The owner of an 11-storey residential rental building in Langford that has sat mostly vacant for a year and a half since the city revoked the occupancy permit is suing the seller, builder, structural engineer and engineering firm, and the City of Langford for what they claim is negligence causing dangerous defects in the building.
Toronto-based Centurion Property Associates bought Danbrook One at 2766 Claude Rd. in late August 2019 and began renting the units.
Four months later, in mid-December 2019, Langford revoked the building’s occupancy permit and urged tenants to move out after an engineering report for the municipality confirmed serious safety concerns. At the time, 86 of 90 units were rented. Tenants were temporarily put up in hotels paid for by the city while they searched for new homes.
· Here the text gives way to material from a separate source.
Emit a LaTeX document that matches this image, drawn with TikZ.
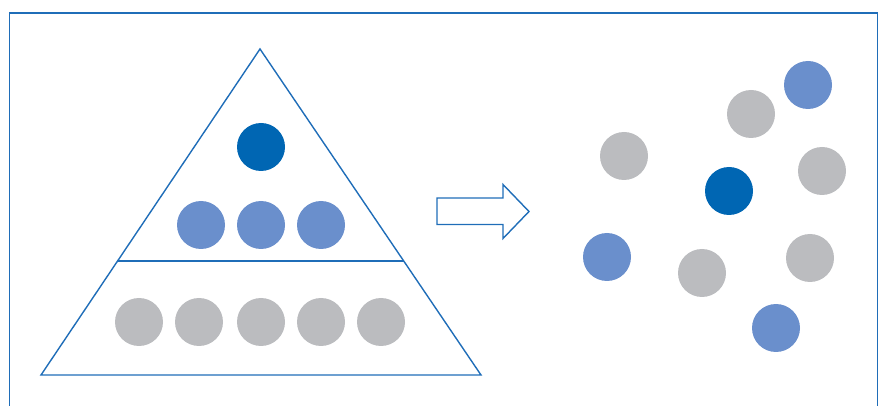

Some struggled to find apartments at a similar price and remained in the building for two months after the occupancy permit was revoked.
Months before Centurion bought the building, a structural engineer who was not involved in the project raised concerns related to its seismic and structural integrity, in a formal complaint to the Association of Professional Engineers and Geoscientists, according to Centurion’s civil claim. Leon Plett, a structural engineer and principal of RJC Engineers, also expressed concern that the project drawings might have been copied from an RJC project.
The building’s defects include deficiencies in the foundation, lateral system and gravity column, according to Centurion’s claim. They allege the parties involved in design and construction were aware of problems prior to the sale and that the issues “pose a danger to person or property.”